Data provided:
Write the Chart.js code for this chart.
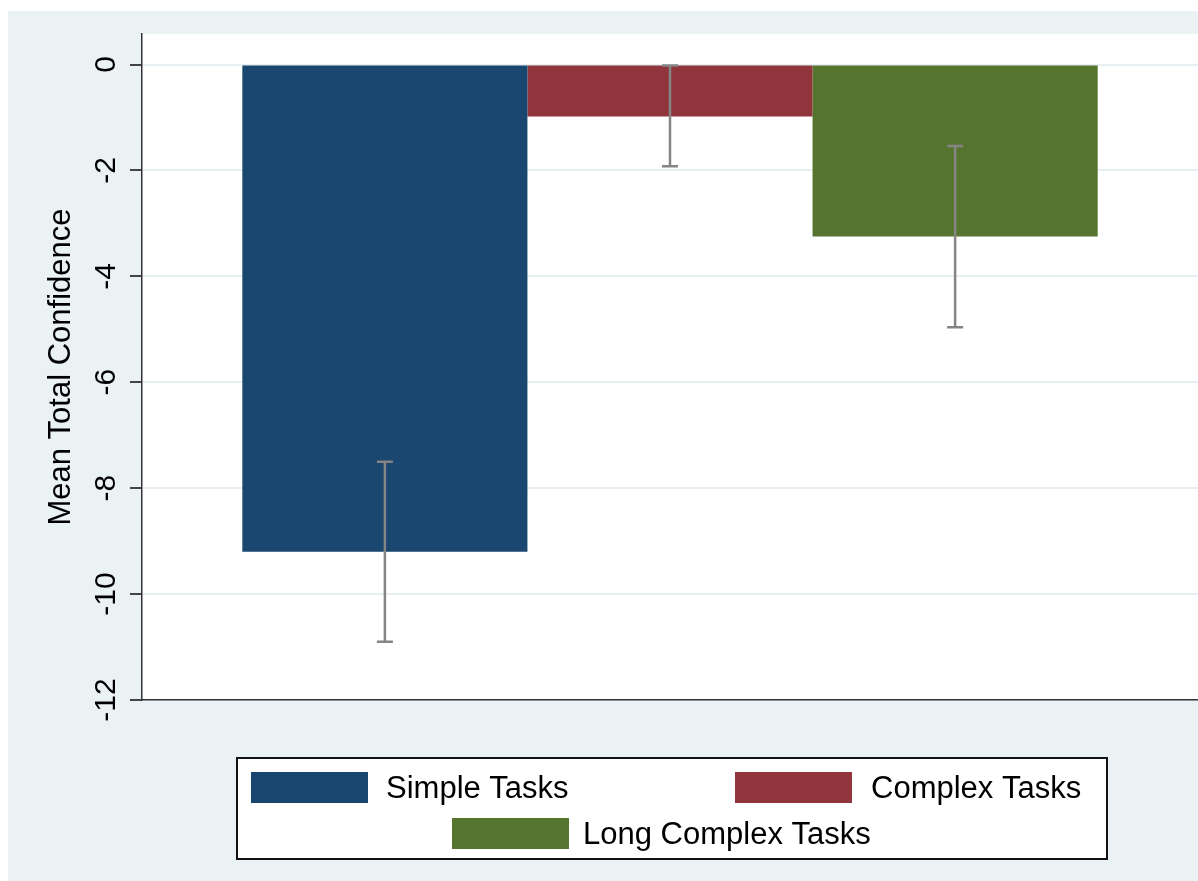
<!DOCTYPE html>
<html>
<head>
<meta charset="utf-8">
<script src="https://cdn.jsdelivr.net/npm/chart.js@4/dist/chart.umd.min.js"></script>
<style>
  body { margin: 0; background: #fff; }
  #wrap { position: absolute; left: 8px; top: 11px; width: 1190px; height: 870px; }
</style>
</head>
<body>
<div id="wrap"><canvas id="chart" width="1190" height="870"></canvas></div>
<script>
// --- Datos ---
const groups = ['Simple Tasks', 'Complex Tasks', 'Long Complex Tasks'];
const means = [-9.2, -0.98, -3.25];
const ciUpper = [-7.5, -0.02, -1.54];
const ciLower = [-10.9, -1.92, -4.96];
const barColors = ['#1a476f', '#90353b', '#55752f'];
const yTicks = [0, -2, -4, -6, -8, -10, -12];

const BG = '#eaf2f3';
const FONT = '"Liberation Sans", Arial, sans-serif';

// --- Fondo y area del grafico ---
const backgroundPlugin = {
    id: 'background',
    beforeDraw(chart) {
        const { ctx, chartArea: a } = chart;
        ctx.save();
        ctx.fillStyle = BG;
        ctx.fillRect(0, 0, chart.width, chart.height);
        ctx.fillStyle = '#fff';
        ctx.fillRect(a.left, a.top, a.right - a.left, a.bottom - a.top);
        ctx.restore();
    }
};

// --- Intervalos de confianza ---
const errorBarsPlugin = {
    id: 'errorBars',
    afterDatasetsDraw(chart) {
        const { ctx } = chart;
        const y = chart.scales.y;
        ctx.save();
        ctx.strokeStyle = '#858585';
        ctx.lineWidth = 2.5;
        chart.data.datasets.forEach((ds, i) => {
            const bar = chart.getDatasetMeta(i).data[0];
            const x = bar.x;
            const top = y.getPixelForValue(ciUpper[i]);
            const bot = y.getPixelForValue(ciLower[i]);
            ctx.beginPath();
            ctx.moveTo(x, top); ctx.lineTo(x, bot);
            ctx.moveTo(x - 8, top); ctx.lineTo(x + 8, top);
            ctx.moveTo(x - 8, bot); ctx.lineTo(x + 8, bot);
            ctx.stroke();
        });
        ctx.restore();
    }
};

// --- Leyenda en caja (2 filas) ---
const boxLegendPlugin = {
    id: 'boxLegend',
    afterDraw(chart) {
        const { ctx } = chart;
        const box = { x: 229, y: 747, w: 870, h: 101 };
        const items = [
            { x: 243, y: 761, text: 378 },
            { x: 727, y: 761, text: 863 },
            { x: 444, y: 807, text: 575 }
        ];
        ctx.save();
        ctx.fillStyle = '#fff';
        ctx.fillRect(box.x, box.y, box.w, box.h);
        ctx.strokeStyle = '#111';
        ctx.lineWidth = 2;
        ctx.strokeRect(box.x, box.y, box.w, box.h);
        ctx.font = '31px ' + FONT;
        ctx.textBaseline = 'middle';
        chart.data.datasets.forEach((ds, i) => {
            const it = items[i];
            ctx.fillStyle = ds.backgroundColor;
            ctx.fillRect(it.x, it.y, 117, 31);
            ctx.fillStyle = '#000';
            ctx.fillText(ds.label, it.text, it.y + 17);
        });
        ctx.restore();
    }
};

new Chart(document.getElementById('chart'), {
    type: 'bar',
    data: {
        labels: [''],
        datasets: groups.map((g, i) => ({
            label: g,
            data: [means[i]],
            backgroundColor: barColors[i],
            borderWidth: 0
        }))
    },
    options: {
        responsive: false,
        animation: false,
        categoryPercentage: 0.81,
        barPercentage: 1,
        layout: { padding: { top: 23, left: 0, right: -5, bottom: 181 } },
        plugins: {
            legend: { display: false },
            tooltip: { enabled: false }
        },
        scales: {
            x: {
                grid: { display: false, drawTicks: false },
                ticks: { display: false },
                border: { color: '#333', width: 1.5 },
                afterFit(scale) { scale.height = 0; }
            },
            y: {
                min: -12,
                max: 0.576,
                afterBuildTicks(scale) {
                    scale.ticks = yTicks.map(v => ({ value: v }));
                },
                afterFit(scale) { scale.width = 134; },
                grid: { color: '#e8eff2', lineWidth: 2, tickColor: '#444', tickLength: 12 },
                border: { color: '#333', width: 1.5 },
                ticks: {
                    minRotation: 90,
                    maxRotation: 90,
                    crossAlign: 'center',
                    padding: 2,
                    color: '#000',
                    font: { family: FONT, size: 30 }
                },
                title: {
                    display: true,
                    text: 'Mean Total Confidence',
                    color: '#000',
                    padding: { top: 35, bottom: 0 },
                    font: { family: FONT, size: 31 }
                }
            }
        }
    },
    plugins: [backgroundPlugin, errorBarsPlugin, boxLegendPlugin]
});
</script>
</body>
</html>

==

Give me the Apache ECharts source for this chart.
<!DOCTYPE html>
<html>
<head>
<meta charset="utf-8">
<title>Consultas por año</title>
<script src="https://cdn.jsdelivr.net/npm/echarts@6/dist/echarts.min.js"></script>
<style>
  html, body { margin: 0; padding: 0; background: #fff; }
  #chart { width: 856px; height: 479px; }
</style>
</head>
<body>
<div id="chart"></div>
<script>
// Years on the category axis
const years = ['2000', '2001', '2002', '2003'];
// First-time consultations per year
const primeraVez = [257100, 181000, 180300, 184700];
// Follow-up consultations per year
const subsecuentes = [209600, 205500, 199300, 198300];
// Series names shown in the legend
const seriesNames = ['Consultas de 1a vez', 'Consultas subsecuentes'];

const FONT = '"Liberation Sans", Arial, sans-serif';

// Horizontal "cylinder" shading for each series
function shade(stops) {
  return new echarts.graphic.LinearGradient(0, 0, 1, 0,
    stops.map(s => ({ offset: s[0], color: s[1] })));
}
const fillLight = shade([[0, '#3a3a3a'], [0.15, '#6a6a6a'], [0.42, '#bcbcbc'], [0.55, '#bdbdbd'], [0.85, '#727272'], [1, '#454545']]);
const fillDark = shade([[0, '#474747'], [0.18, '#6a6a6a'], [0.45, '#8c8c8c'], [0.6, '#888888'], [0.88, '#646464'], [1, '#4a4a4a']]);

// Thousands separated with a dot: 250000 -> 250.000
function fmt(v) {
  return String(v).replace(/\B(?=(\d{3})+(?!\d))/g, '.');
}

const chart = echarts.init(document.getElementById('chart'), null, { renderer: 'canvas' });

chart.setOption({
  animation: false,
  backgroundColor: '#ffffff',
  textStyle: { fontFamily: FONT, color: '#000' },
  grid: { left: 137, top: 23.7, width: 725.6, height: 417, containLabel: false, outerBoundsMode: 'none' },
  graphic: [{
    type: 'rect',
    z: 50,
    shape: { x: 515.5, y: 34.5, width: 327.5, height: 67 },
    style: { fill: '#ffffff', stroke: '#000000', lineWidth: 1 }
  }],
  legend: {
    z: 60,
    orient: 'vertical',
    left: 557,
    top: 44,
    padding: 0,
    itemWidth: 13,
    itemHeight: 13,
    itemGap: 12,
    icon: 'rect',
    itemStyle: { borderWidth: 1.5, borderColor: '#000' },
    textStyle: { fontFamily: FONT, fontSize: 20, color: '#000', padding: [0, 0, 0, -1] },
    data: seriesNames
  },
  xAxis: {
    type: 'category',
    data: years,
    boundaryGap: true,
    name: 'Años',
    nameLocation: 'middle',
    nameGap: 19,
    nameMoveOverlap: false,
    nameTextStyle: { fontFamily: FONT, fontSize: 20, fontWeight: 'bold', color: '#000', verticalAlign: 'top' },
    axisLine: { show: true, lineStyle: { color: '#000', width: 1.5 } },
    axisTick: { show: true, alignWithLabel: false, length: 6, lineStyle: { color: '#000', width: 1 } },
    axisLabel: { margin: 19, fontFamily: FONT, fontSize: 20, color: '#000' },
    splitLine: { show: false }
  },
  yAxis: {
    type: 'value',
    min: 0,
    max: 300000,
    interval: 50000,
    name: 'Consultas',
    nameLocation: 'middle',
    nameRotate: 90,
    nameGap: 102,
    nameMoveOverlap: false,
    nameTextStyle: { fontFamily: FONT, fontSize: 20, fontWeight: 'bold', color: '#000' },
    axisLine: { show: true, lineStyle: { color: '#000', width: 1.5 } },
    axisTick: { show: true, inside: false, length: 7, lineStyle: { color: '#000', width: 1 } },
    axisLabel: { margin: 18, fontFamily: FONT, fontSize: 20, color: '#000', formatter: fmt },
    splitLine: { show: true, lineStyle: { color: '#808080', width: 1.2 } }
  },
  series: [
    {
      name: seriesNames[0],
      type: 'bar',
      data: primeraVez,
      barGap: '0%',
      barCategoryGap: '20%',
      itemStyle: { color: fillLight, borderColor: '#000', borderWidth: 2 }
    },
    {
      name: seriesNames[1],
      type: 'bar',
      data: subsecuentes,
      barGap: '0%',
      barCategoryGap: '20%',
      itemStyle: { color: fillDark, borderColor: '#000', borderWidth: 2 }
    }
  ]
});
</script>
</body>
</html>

Task brief: From the records given above, copy all lines containing "this".

Final result:
Write the Chart.js code for this chart.
Give me the Apache ECharts source for this chart.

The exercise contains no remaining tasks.